Malgré, sa brièveté, la colonisation allemande a eu un impact sur notre identité
Nous avons hérité des tracés allemands et des frontières qu’ils ont cartographiées sans vraiment prendre en considération les territoires occupés par des tribus. Les Allemands que nous appelons Abadage (dérivé du « tag » comme dans Guten Tag) avaient la réputation d’être aussi cruels que leurs successeurs, mais eux au moins on leur prête des vertus de bâtisseurs et de pragmatiques. Il parait que les Allemands avaient une fixation sur le rail, car la construction des chemins de fer faisait partie de leur Constitution. Trois grandes voies ferrées avaient été prévues par les Allemands dont une qui devait assurer la jonction entre le Congo belge et l’Afrique orientale allemande. Mais la guerre mondiale est passée par là et nous n’avons pas eu notre voie transcontinentale partant de Matadi. Le rôle de la colonisation allemande dans l’histoire de l’Afrique est assez controversé. Dans mon pays, ce rôle est assez marginal et peu connu des jeunes générations. Pourtant les Rwandais se targuent encore d’avoir hérité de la discipline et de l’éthique de travail des Allemands. On oppose les Allemands aux Belges, qu’on accuse d’avoir institutionnalisé les ethnies, ce qui a occasionné des crises successives culminant en génocide au Rwanda, et des massacres récurrents au Burundi. Les Belges étaient perçus comme des intrigants qui ont divisé les Rwandais pour régner. On se demande souvent si notre histoire aurait été moins tragique si les Allemands étaient restés plus longtemps. On se rappellera cependant le génocide des Hereros de Namibie en 1904 et celui des Juifs durant la Deuxième Guerre mondiale. On ne peut pas glorifier une colonisation, quelle qu’elle soit. Dans certains pays de l’Afrique, comme le Cameroun et le Togo, la colonisation allemande a duré plus longtemps et laissé plus de traces, incluant des chemins de fer !

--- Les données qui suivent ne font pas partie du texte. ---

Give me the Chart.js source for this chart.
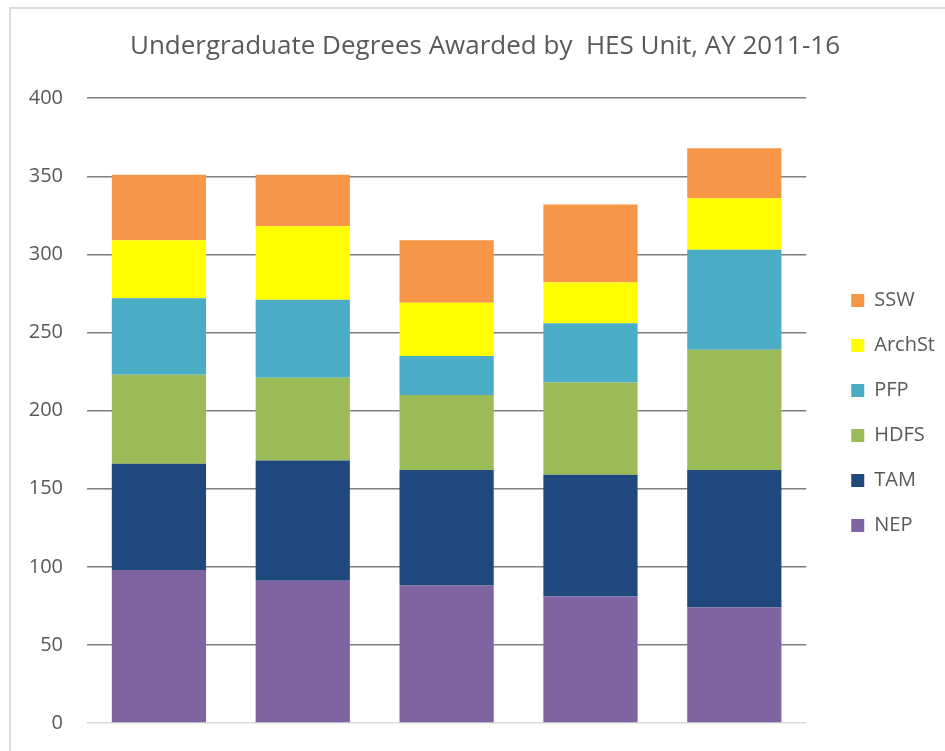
<!DOCTYPE html>
<html lang="en">
  <head>
    <meta charset="UTF-8" />
    <title>Undergraduate Degrees Awarded by HES Unit, AY 2011-16</title>
    <script src="https://cdn.jsdelivr.net/npm/chart.js"></script>
    <style>
      html, body { margin: 0; padding: 0; background: #fff; overflow: hidden; }
      #frame {
        position: absolute; left: 9px; top: 7px;
        width: 1000px; height: 1000px;
        border: 2px solid #dcdcdc;
      }
      #chart { position: absolute; left: 0; top: 0; }
    </style>
  </head>
  <body>
    <div id="frame"></div>
    <canvas id="chart" width="945" height="751"></canvas>
    <script>
      // academic years (not shown on the axis in the original)
      const years = ["2011-12", "2012-13", "2013-14", "2014-15", "2015-16"];

      // degrees per unit
      const nep = [98, 91, 88, 81, 74];
      const tam = [68, 77, 74, 78, 88];
      const hdfs = [57, 53, 48, 59, 77];
      const pfp = [49, 50, 25, 38, 64];
      const archSt = [37, 47, 34, 26, 33];
      const ssw = [42, 33, 40, 50, 32];

      const yTicks = [0, 50, 100, 150, 200, 250, 300, 350, 400];

      const textColor = "#595959";
      const font = "'Open Sans', 'Liberation Sans', sans-serif";

      new Chart(document.getElementById("chart"), {
        type: "bar",
        data: {
          labels: years,
          datasets: [
            { label: "NEP", data: nep, backgroundColor: "#8064A2" },
            { label: "TAM", data: tam, backgroundColor: "#1F497D" },
            { label: "HDFS", data: hdfs, backgroundColor: "#9BBB59" },
            { label: "PFP", data: pfp, backgroundColor: "#4BACC6" },
            { label: "ArchSt", data: archSt, backgroundColor: "#FFFF00" },
            { label: "SSW", data: ssw, backgroundColor: "#F79646" },
          ],
        },
        options: {
          responsive: false,
          animation: false,
          barPercentage: 0.655,
          categoryPercentage: 1,
          layout: { padding: { left: 25, right: 0, top: 0, bottom: 28 } },
          plugins: {
            title: {
              display: true,
              text: "Undergraduate Degrees Awarded by  HES Unit, AY 2011-16",
              color: textColor,
              font: { family: font, size: 26, weight: "normal" },
              padding: { top: 31, bottom: 36 },
            },
            legend: {
              position: "right",
              reverse: true,
              title: {
                display: true,
                text: " ",
                font: { size: 10 },
                padding: { top: 91, bottom: 0 },
              },
              labels: {
                color: textColor,
                font: { family: font, size: 20 },
                boxWidth: 13,
                boxHeight: 13,
                padding: 25,
              },
            },
            tooltip: { enabled: false },
          },
          scales: {
            x: {
              stacked: true,
              display: false,
            },
            y: {
              stacked: true,
              min: 0,
              max: 400,
              afterBuildTicks: (axis) => {
                axis.ticks = yTicks.map((v) => ({ value: v }));
              },
              afterFit: (axis) => {
                axis.width = 62;
                axis.paddingTop = 0;
                axis.paddingBottom = 0;
              },
              ticks: {
                color: textColor,
                font: { family: font, size: 20 },
                padding: 24,
              },
              grid: {
                drawTicks: false,
                lineWidth: 1.5,
                color: (ctx) => (ctx.tick && ctx.tick.value === 0 ? "#d9d9d9" : "#7f7f7f"),
              },
              border: { display: false },
            },
            gap: {
              position: "right",
              display: true,
              ticks: { display: false },
              grid: { display: false },
              border: { display: false },
              afterFit: (axis) => {
                axis.width = 20;
              },
            },
          },
        },
      });
    </script>
  </body>
</html>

Notre entrée dans la modernité et la francophonie
Pendant ma scolarité, j’étais très fière lorsque j’apprenais l’histoire glorieuse des Rois rwandais qui n’ont pas pris part au florissant marché d’esclaves, les caravanes de négriers ayant été accueillies à coups de lance. Ainsi, contrairement à beaucoup de pays de l’Afrique, le Rwanda n’est pas entré dans le monde global au 16e, 17e et 18e siècle par le biais de l’esclavage. Ce n’est qu’au moment de la Première Guerre mondiale que mon pays entre dans la globalisation comme acteur, car les troupes rwandaises se sont battues aux cotés des Allemands contre les Belges qui étaient basés au Congo, aidés par les Anglais qui colonisaient l’Afrique de l’Est. C’est ainsi que le Rwanda, comme beaucoup d’autres pays africains a participé au premier conflit de l’ère moderne. Nos pays sont devenus francophones lorsque la France et la Belgique ont récupéré les colonies allemandes, mais il n’en demeure pas moins que chaque colonisation, mandat ou tutelle, laisse des traces indélébiles sur les peuples colonisés. À l’Armistice, la francophonie a conquis de nouveaux territoires, et c’est de cela que je me souviens aussi le jour du Souvenir.